Former Chicago schools chief Paul Vallas has long been rumored to be a future U.S. Secretary of Education, but don’t expect that to happen in an Obama administration, despite their common hometown roots.
Vallas told the New York Post this week that Obama’s chairmanship of the Chicago Annenberg Challenge was a failure.
“There was a total lack of accountability. If you went back and asked, you’d be hard-pressed to find out how the money was spent,” Vallas said.
A 2003 study by the Consortium on Chicago School Research, considered the authority on public education outcomes in Chicago, concluded that the Annenberg project was ineffective.
“Very little of the money found its way directly into the classroom,” Vallas said.
Ironically, according to Vallas, much of what Annenberg funded were programs in direct opposition to the accountability Mayor Richard M. Daley and Vallas were trying to bring to the schools, centralizing authority that had been dispersed through local school councils that made enforcing standards and hiring and firing principals difficult.
Last spring, however, crack education reporter Alexander Russo, who writes the District 299 blog for Catalyst Chicago and This Week In Education.com for Scholastic, wrote about Obama’s “lackluster” education record for Slate, noting that local school council advocates opposed to Vallas were also not well-served by Obama.
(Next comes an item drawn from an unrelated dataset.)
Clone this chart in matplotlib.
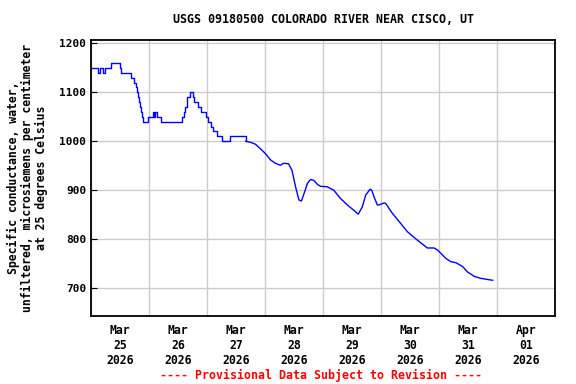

“School reform advocates in Chicago have of late been heralding Barack Obama as a champion of local school councils, Chicago’s hyperlocal system of school governance,” Russo wrote. “In reality, Obama never really championed the local councils. He supported them behind the scenes and only eventually came out publicly on their behalf. When he did weigh in, he came down on the wrong side of the debate – against protecting principals from unwarranted dismissals and in favor of keeping councils independent, no matter what.
Reading Russo’s Slate report recently reminded me of similar stories about Obama such as The New York Times Sunday Magazine’s cover piece on his economic philosophy that concluded it was hard to discern. (At the same time, his leadership style – and this may be an Alinsky thing – seems to be wait for everyone else to air their views and then, essentially, serve as moderator, or as The New Yorker once put it, The Conciliator.)
In the epic legislative battle in Chicago that pitted Vallas against local school councils, Russo reports, Obama was MIA.
“For several months, Obama didn’t indicate clearly where his sympathies lay. He didn’t join with protesters and other legislators who swarmed public events denouncing the Vallas proposal. He didn’t talk to the press about the importance of community engagement for schools or the unfairness of diminishing the influence of the 5,500 elected LSC members. Obama kept tabs on the negotiations through his staff, met occasionally with local-control advocates, and, according to those who were involved, sometimes provided ideas and advice in private. But that was about it. Some local advocates weren’t even sure whether he would ultimately be on their side or not.”
Russo notes that both Vallas and the local school councils were looking to Obama for leadership – indeed, as a unifying force. But Obama largely remained on the sidelines.
“Only after the fig leaf was in place did Obama come out publicly in support of local school councils, making a brief speech on the Senate floor to codify the final agreement preserving local councils’ authority,” Russo writes.
“In being so late to the debate, however, Obama didn’t really have to stand up to anyone – not the groups he was affiliated with, not Vallas, not Chicago Mayor Richard M. Daley. He was just approving the final result. He remained loyal to his roots, but only when it was easy to do so. To some critics, this is exactly the problem.”
Obama does have a champion in the Chicago education community, however: schools superintendent Arne Duncan, who was in charge of the city’s magnet schools under Vallas, and then replaced him in 2001. Obama and Duncan are old Hyde Park friends and basketball buddies (Duncan was co-captain of Harvard’s basketball team and played professionally in Australia).
It would be Duncan, then, not Vallas, on the short list for Education Secretary of an Obama administration.